I love Phil Gramm. He’s from that generation that calls a spade a spade. Today, if someone calls a spade a spade, he needs to apologize to those who might prefer shovels, give a token nod of the head to the other garden tools, and follow that immediately with an emphatic clarification that the spade in question is a hand tool and not a derogatory term, and a further explanation that the speaker in no way is referring to a card suit and has never been a proponent of gambling. I don’t agree with Gramm. I think things are pretty seriously out of whack at the moment. I’m reminded of an old saying, it sounds like it might be from Will Rogers, but I’m not sure, that went “When your neighbor loses his job, it is a recession, and when you lose yours, it is a depression.” In Grammland, everything is obviously just fine.
Senator Gramm was an economics professor at one time, so I’m sure he knows of what he speaks. Or in the very least, he has the credentials to voice an opinion. I don’t see why he needs to apologize for or “clarify” his remarks. And I certainly don’t see why he needs to resign from the McCain campaign. What is everyone so afraid of? Does Gramm calling us a nation of whiners make us whiners or diminish us in some way? Are we so fragile that we cannot look at ourselves and possibly admit, yes, maybe we do whine a little bit now and again. Even if McCain said we were whiners, which I hasten to clarify, he did not, so what? If my mother called me a whiner. I'd still love her. I would probably still vote for her if she was running for something and I was going to vote for her before she called me a whiner, and I’m fairly confident that I came away from that experience relatively un-scarred. I do not point to that moment as the source of my personal shortcomings.

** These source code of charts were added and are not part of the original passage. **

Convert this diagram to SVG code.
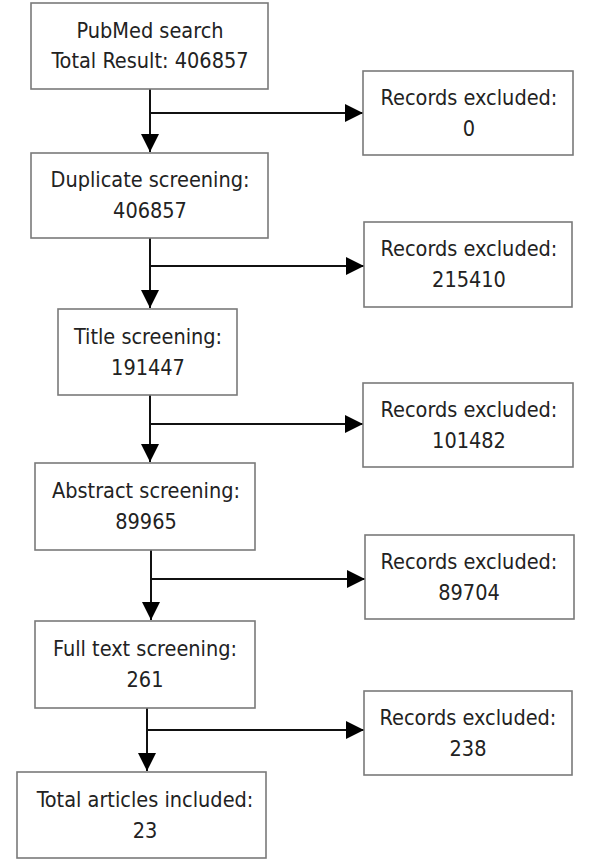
<svg xmlns="http://www.w3.org/2000/svg" width="614" height="862" viewBox="0 0 614 862">
<style>
.box{fill:#fff;stroke:#7a7a7a;stroke-width:1.6}
.t{font-family:"DejaVu Sans Condensed","DejaVu Sans",sans-serif;font-stretch:condensed;font-size:21.5px;fill:#222;text-anchor:middle}
.c{fill:none;stroke:#111;stroke-width:2}
</style>
<defs>
<marker id="ah" markerUnits="userSpaceOnUse" markerWidth="18" markerHeight="18" refX="18" refY="9" orient="auto">
<path d="M0,0 L18,9 L0,18 z" fill="#000"/>
</marker>
</defs>
<rect width="614" height="862" fill="#fff"/>
<g id="connectors">
<path class="c" d="M150,89 V152" marker-end="url(#ah)"/>
<path class="c" d="M150,113 H363" marker-end="url(#ah)"/>
<path class="c" d="M150,238 V308" marker-end="url(#ah)"/>
<path class="c" d="M150,266 H364" marker-end="url(#ah)"/>
<path class="c" d="M150,395 V462" marker-end="url(#ah)"/>
<path class="c" d="M150,424 H363" marker-end="url(#ah)"/>
<path class="c" d="M151,550 V620" marker-end="url(#ah)"/>
<path class="c" d="M151,579 H365" marker-end="url(#ah)"/>
<path class="c" d="M147,708 V771" marker-end="url(#ah)"/>
<path class="c" d="M147,730 H364" marker-end="url(#ah)"/>
</g>
<g id="pubmed"><rect class="box" x="31" y="3" width="237" height="86"/><text class="t" x="150" y="38">PubMed search</text><text class="t" x="150" y="68">Total Result: 406857</text></g>
<g id="duplicate"><rect class="box" x="31" y="153" width="237" height="85"/><text class="t" x="150" y="187">Duplicate screening:</text><text class="t" x="150" y="218">406857</text></g>
<g id="title"><rect class="box" x="58" y="309" width="179" height="86"/><text class="t" x="148" y="344">Title screening:</text><text class="t" x="148" y="375">191447</text></g>
<g id="abstract"><rect class="box" x="35" y="463" width="220" height="87"/><text class="t" x="146" y="498">Abstract screening:</text><text class="t" x="146" y="529">89965</text></g>
<g id="fulltext"><rect class="box" x="35" y="621" width="220" height="87"/><text class="t" x="145" y="656">Full text screening:</text><text class="t" x="145" y="687">261</text></g>
<g id="included"><rect class="box" x="17" y="772" width="249" height="86"/><text class="t" x="145" y="807">Total articles included:</text><text class="t" x="145" y="838">23</text></g>
<g id="excl1"><rect class="box" x="363" y="71" width="210" height="84"/><text class="t" x="469" y="105">Records excluded:</text><text class="t" x="469" y="136">0</text></g>
<g id="excl2"><rect class="box" x="364" y="222" width="208" height="85"/><text class="t" x="469" y="256">Records excluded:</text><text class="t" x="469" y="287">215410</text></g>
<g id="excl3"><rect class="box" x="363" y="383" width="210" height="84"/><text class="t" x="469" y="417">Records excluded:</text><text class="t" x="469" y="448">101482</text></g>
<g id="excl4"><rect class="box" x="365" y="535" width="209" height="84"/><text class="t" x="469" y="569">Records excluded:</text><text class="t" x="469" y="600">89704</text></g>
<g id="excl5"><rect class="box" x="364" y="691" width="208" height="84"/><text class="t" x="468" y="725">Records excluded:</text><text class="t" x="468" y="756">238</text></g>
</svg>
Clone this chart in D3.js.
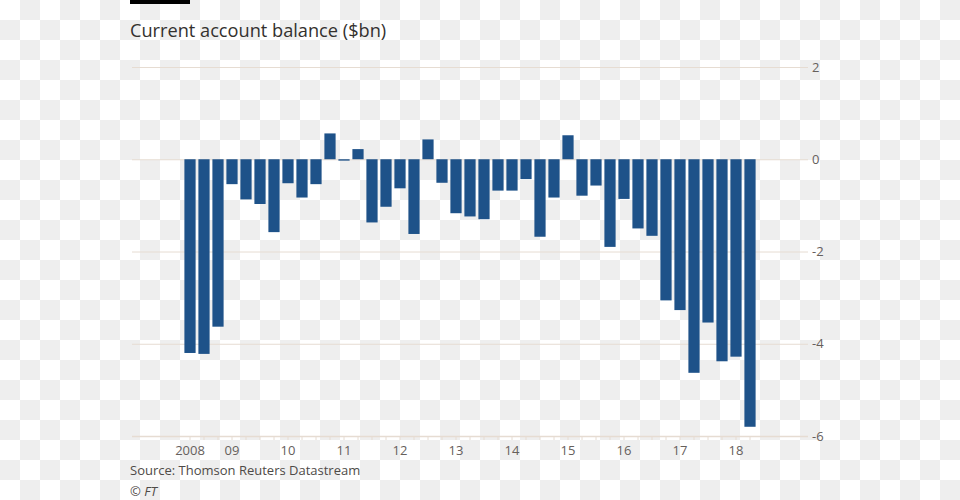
<!DOCTYPE html>
<html>
<head>
<meta charset="utf-8">
<script src="https://cdn.jsdelivr.net/npm/d3@7"></script>
<style>
  html, body { margin: 0; padding: 0; }
  body {
    width: 960px; height: 500px; overflow: hidden;
    background-color: #fff;
    background-image: conic-gradient(#eeeeee 0 25%, #ffffff 0 50%, #eeeeee 0 75%, #ffffff 0);
    background-size: 40px 40px;
  }
  text { font-family: "Open Sans", "Noto Sans", sans-serif; }
</style>
</head>
<body>
<svg id="chart" width="960" height="500"></svg>
<script>
// Quarterly periods, 2008 Q2 to 2018 Q2
const quarters = [
  "2008Q2","2008Q3","2008Q4",
  "2009Q1","2009Q2","2009Q3","2009Q4",
  "2010Q1","2010Q2","2010Q3","2010Q4",
  "2011Q1","2011Q2","2011Q3","2011Q4",
  "2012Q1","2012Q2","2012Q3","2012Q4",
  "2013Q1","2013Q2","2013Q3","2013Q4",
  "2014Q1","2014Q2","2014Q3","2014Q4",
  "2015Q1","2015Q2","2015Q3","2015Q4",
  "2016Q1","2016Q2","2016Q3","2016Q4",
  "2017Q1","2017Q2","2017Q3","2017Q4",
  "2018Q1","2018Q2"
];
// Current account balance, $bn
const balance = [
  -4.20, -4.22, -3.63,
  -0.54, -0.87, -0.97, -1.58,
  -0.52, -0.83, -0.54, 0.56,
  -0.03, 0.22, -1.37, -1.03,
  -0.63, -1.62, 0.43, -0.51,
  -1.17, -1.24, -1.30, -0.68,
  -0.68, -0.43, -1.68, -0.83,
  0.52, -0.79, -0.57, -1.90,
  -0.86, -1.50, -1.66, -3.06,
  -3.27, -4.63, -3.54, -4.38,
  -4.28, -5.80
];
// Year tick labels, placed on the first quarter of each year shown
const yearTicks = ["2008Q2","2009Q1","2010Q1","2011Q1","2012Q1","2013Q1","2014Q1","2015Q1","2016Q1","2017Q1","2018Q1"];
const yearLabels = ["2008","09","10","11","12","13","14","15","16","17","18"];
const yTicks = [2, 0, -2, -4, -6];

const data = quarters.map((q, i) => ({ q, v: balance[i] }));

const svg = d3.select("#chart");
const gridColor = "#e6dcd2";
const textColor = "#66605c";

const x = d3.scaleBand().domain(quarters).range([184.4, 755.6]).paddingInner(0.2).paddingOuter(0);
const y = d3.scaleLinear().domain([-6, 2]).range([436, 67]);

// header bar and title
svg.append("rect").attr("x", 130).attr("y", 0).attr("width", 60).attr("height", 4).attr("fill", "#000");
svg.append("text").attr("x", 130).attr("y", 37)
  .attr("font-size", 18.2).attr("fill", "#33302e").text("Current account balance ($bn)");

// gridlines + y labels
const yAxis = d3.axisRight(y).tickValues(yTicks).tickSize(676).tickFormat(d3.format("d"));
const gy = svg.append("g").attr("transform", "translate(132,0)").call(yAxis);
gy.select(".domain").remove();
gy.selectAll(".tick line").attr("stroke", gridColor).attr("stroke-width", 1);
gy.selectAll(".tick text").attr("x", 680).attr("dx", 0)
  .attr("font-size", 13).attr("fill", textColor)
  .attr("font-family", "\"Open Sans\", \"Noto Sans\", sans-serif")
  .text(d => d < 0 ? "-" + Math.abs(d) : d);

// bars
svg.append("g").selectAll("rect").data(data).join("rect")
  .attr("x", d => x(d.q))
  .attr("width", x.bandwidth())
  .attr("y", d => y(Math.max(0, d.v)))
  .attr("height", d => Math.max(1, Math.abs(y(d.v) - y(0))))
  .attr("fill", "#1e5289");

// x axis
const xAxis = d3.axisBottom(x).tickSize(4).tickFormat("");
const gx = svg.append("g").attr("transform", "translate(0,436)").call(xAxis);
gx.select(".domain").remove();
gx.selectAll(".tick line").attr("stroke", gridColor);
svg.append("line").attr("x1", 132).attr("x2", 808).attr("y1", 436.5).attr("y2", 436.5)
  .attr("stroke", gridColor).attr("stroke-width", 1.5);

svg.append("g").selectAll("text").data(yearTicks).join("text")
  .attr("x", d => x(d) + x.bandwidth() / 2)
  .attr("y", 455)
  .attr("text-anchor", "middle")
  .attr("font-size", 13).attr("fill", textColor)
  .text((d, i) => yearLabels[i]);

// source / credit
svg.append("text").attr("x", 130).attr("y", 475).attr("font-size", 13).attr("fill", "#4e4a47")
  .text("Source: Thomson Reuters Datastream");
svg.append("text").attr("x", 130).attr("y", 496).attr("font-size", 13).attr("fill", "#4e4a47")
  .attr("font-style", "italic").text("© FT");
</script>
</body>
</html>
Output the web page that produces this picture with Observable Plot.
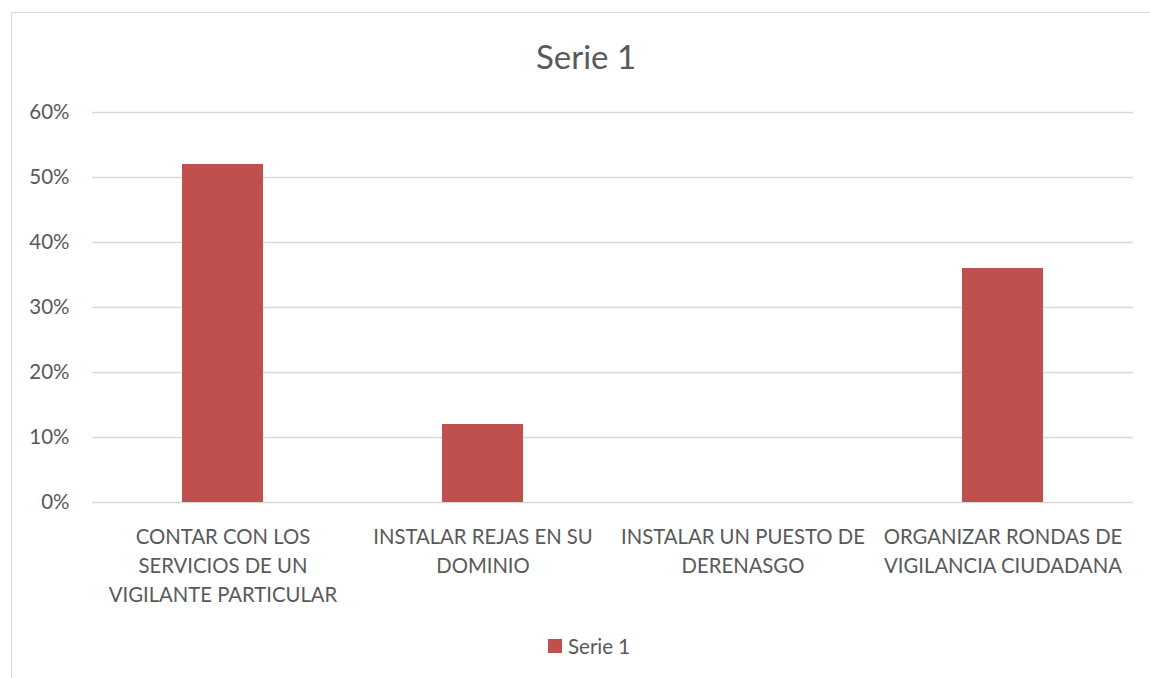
<!DOCTYPE html>
<html>
<head>
<meta charset="utf-8">
<script src="https://cdn.jsdelivr.net/npm/d3@7"></script>
<script src="https://cdn.jsdelivr.net/npm/@observablehq/plot@0.6"></script>
<style>
  html, body { margin: 0; padding: 0; background: #fff; overflow: hidden; }
  #wrap { position: relative; width: 1150px; height: 678px; overflow: hidden; font-family: Lato, sans-serif; color: #595959; }
  #frame { position: absolute; left: 11px; top: 12px; width: 1200px; height: 700px; border-left: 1.5px solid #D9D9D9; border-top: 1.5px solid #D9D9D9; box-sizing: border-box; }
  #title { position: absolute; left: 0; top: 0; width: 1150px; height: 90px; }
  #title div { position: absolute; left: 0; width: 1172px; top: 36px; text-align: center; font-size: 33px; line-height: 40px; color: #595959; }
  #chart { position: absolute; left: 0; top: 90px; }
  #legend { position: absolute; left: 0; top: 620px; width: 1150px; height: 58px; }
  #legend svg { margin-right: 6px !important; }
</style>
</head>
<body>
<div id="wrap">
  <div id="frame"></div>
  <div id="title"><div>Serie 1</div></div>
  <div id="chart"></div>
  <div id="legend"></div>
</div>
<script>
const seriesName = "Serie 1";
const categories = [
  "CONTAR CON LOS\nSERVICIOS DE UN\nVIGILANTE PARTICULAR",
  "INSTALAR REJAS EN SU\nDOMINIO",
  "INSTALAR UN PUESTO DE\nDERENASGO",
  "ORGANIZAR RONDAS DE\nVIGILANCIA CIUDADANA"
];
const values = [52, 12, 0, 36];
const yTicks = [0, 10, 20, 30, 40, 50, 60];
const barColor = "#C0504D";

const data = categories.map((c, i) => ({category: c, value: values[i]}));

const chart = Plot.plot({
  width: 1150,
  height: 530,
  marginLeft: 92,
  marginRight: 17,
  marginTop: 22,
  marginBottom: 118,
  style: {fontFamily: "Lato, sans-serif", fontSize: "20px", color: "#595959", background: "transparent", overflow: "visible"},
  x: {domain: categories, paddingInner: 0.688, paddingOuter: 0.344, label: null},
  y: {domain: [0, 60], label: null},
  marks: [
    Plot.gridY(yTicks, {stroke: "#D9D9D9", strokeOpacity: 1, strokeWidth: 1.4}),
    Plot.barY(data, {x: "category", y: "value", fill: barColor}),
    Plot.axisY(yTicks, {tickSize: 0, tickPadding: 23, tickFormat: d => d + "%", fontSize: 20.5, fill: "#595959"}),
    Plot.axisX({tickSize: 0, tickPadding: 21, lineHeight: 1.42, fontSize: 20.3, fill: "#595959"})
  ]
});
document.getElementById("chart").appendChild(chart);

const legend = Plot.legend({
  color: {type: "ordinal", domain: [seriesName], range: [barColor]},
  legend: "swatches",
  swatchSize: 14,
  style: {fontFamily: "Lato, sans-serif", fontSize: "20.5px", color: "#595959"}
});
legend.style.position = "absolute";
legend.style.left = "548px";
legend.style.top = "9px";
legend.style.margin = "0";
document.getElementById("legend").appendChild(legend);
</script>
</body>
</html>
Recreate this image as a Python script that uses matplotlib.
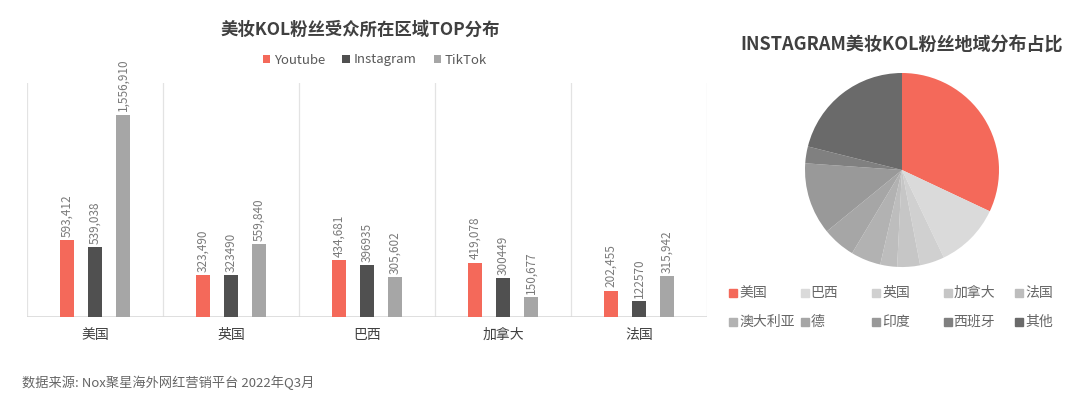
import matplotlib
matplotlib.use('Agg')
import matplotlib.pyplot as plt
import numpy as np
from matplotlib.patches import Rectangle

plt.rcParams['font.family'] = ['Noto Sans CJK SC', 'DejaVu Sans']

# bar chart data
regions = ['美国', '英国', '巴西', '加拿大', '法国']
youtube = [593412, 323490, 434681, 419078, 202455]
instagram = [539038, 323490, 396935, 300449, 122570]
tiktok = [1556910, 559840, 305602, 150677, 315942]
youtube_lbl = ['593,412', '323,490', '434,681', '419,078', '202,455']
instagram_lbl = ['539,038', '323490', '396935', '300449', '122570']
tiktok_lbl = ['1,556,910', '559,840', '305,602', '150,677', '315,942']
series_names = ['Youtube', 'Instagram', 'TikTok']

# pie data (share %)
pie_names = ['美国', '巴西', '英国', '加拿大', '法国',
             '澳大利亚', '德', '印度', '西班牙', '其他']
pie_share = [32.0, 10.9, 4.1, 3.8, 2.8, 5.0, 5.5, 12.0, 2.8, 21.1]

RED = '#F4695A'
DARK = '#505050'
GRAY = '#A6A6A6'
pie_colors = [RED, '#DADADA', '#D0D0D0', '#C6C6C6', '#BDBDBD',
              '#B2B2B2', '#A6A6A6', '#999999', '#808080', '#6A6A6A']

fig = plt.figure(figsize=(10.8, 3.99), dpi=100)

# ---- bar chart ----
ax = fig.add_axes([27 / 1080, 82 / 399, 680 / 1080, 234 / 399])
x = np.arange(len(regions))
w = 0.105
off = 0.205
vals = [youtube, instagram, tiktok]
lbls = [youtube_lbl, instagram_lbl, tiktok_lbl]
cols = [RED, DARK, GRAY]
for k in range(3):
    xs = x + (k - 1) * off
    ax.bar(xs, vals[k], width=w, color=cols[k], label=series_names[k], zorder=3)
    for xi, v, s in zip(xs, vals[k], lbls[k]):
        ax.text(xi, v + 25000, s, rotation=90, ha='center', va='bottom',
                fontsize=8.5, color='#7a7a7a')

ax.set_xlim(-0.5, len(regions) - 0.5)
ax.set_ylim(0, 1800000)
for b in np.arange(-0.5, len(regions), 1.0):
    ax.axvline(b, color='#E3E3E3', lw=0.9, zorder=1)
for s in ax.spines.values():
    s.set_visible(False)
ax.axhline(0, color='#D9D9D9', lw=1.2, zorder=2)
ax.set_yticks([])
ax.set_xticks(x)
ax.set_xticklabels(regions, fontsize=10, color='#404040')
ax.tick_params(axis='x', length=0, pad=8)

fig.text(360 / 1080, 1 - 30 / 399, '美妆KOL粉丝受众所在区域TOP分布',
         ha='center', va='center', fontsize=12.5, fontweight='bold', color='#404040')
fig.legend(*ax.get_legend_handles_labels(), loc='center',
           bbox_to_anchor=(375 / 1080, 1 - 60 / 399), ncol=3, frameon=False,
           fontsize=9.5, handlelength=0.55, handleheight=0.55,
           handletextpad=0.3, columnspacing=1.3, labelcolor='#595959')

fig.text(22 / 1080, 1 - 383 / 399, '数据来源: Nox聚星海外网红营销平台 2022年Q3月',
         ha='left', va='center', fontsize=9.5, color='#666666')

# ---- pie chart ----
pax = fig.add_axes([(902 - 97) / 1080, (399 - 267) / 399, 194 / 1080, 194 / 399])
pax.pie(pie_share, colors=pie_colors, startangle=90, counterclock=False,
        wedgeprops=dict(linewidth=0))
pax.set_xlim(-1, 1)
pax.set_ylim(-1, 1)
pax.set_aspect('equal')

fig.text(902 / 1080, 1 - 45 / 399, 'INSTAGRAM美妆KOL粉丝地域分布占比',
         ha='center', va='center', fontsize=13, fontweight='bold', color='#404040')

# pie legend, 2 rows x 5 columns
for i, (name, c) in enumerate(zip(pie_names, pie_colors)):
    col, row = i % 5, i // 5
    lx = 733 + col * 71.5
    ly = 293 + row * 29
    fig.patches.append(Rectangle(((lx - 4) / 1080, 1 - (ly + 4) / 399),
                                 8 / 1080, 8 / 399, color=c,
                                 transform=fig.transFigure, figure=fig))
    fig.text((lx + 6) / 1080, 1 - ly / 399, name, ha='left', va='center',
             fontsize=10, color='#666666')

fig.savefig('out.png', dpi=100)
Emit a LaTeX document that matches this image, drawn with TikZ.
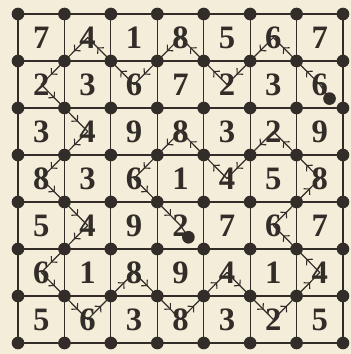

Did anyone call in to work the day after Gramm’s original remarks and beg to take a sick day because of the trauma inflicted by Gramm’s opinion? Did thousands of people fall prostrate from the verbal lashing? Hundreds? Tens,even? No, I don’t get the whole tumult. Much ado about nothing, in my mind. I wouldn’t even care if Obama’s minister called me a whiner. In fact, I don’t think I would care if McCain called me personally on the telephone and said that I and I alone was a whiner. Though if that were the case, I’d probably whine about it in a blog.